ABSTRACT

Silvicultural activity has generally been studied as an investment decision problem (Reyner et al. 1996; Thompson et al. 1992). The evaluation and selection of silvicultural projects are dictated by a set of economic efficiency criteria, with funds allocated to investments that promise the greatest expected discounted net benefits over the specified project life. Rooted in Faustmann theory, this capital budgeting approach has dominated economic analyses of stand-level forests. However, the limitations of the conventional approach in guiding forest planning and management have been increasingly recognized.
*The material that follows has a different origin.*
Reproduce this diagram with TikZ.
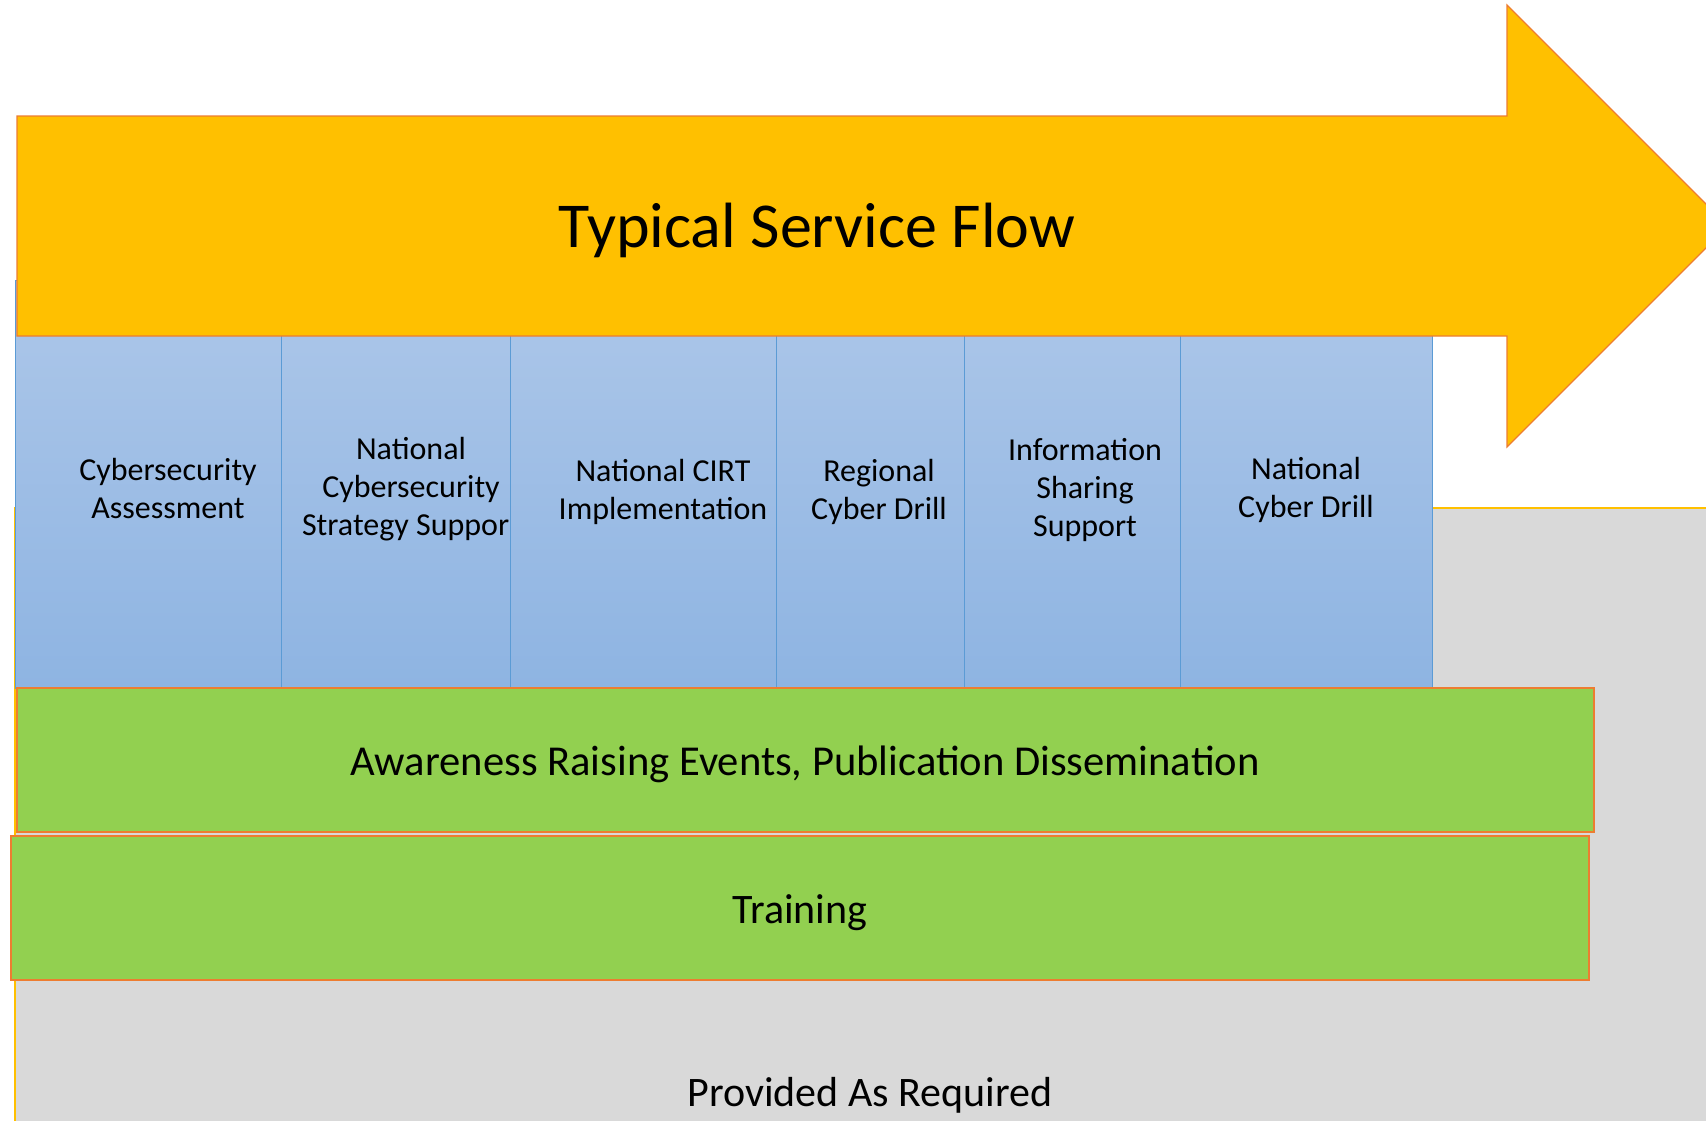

As mentioned in Chapter 3, efforts aimed at augmenting the approach have been made along at least three lines: (1) incorporating non­ timber values into the standard economic analysis (Hartman 1976; Calish et al. 1978); (2) elevating the unit of analysis from the stand to the forest level, which led to debates on whether zoning can reconcile conflicts between dominant and multiple uses of forestland (Sahajananthan et al. 1998; Vincent and Binkley 1993), and on the role of the allowable cut effect in the harvesting of old-growth forests and regeneration (Schweitzer et al. 1972; Binkley 1980); and (3) including silviculture as a component of ecosystem management with attention to inter-regional and inter-generational considerations (Martin 1994; O’Hara and Oliver 1992).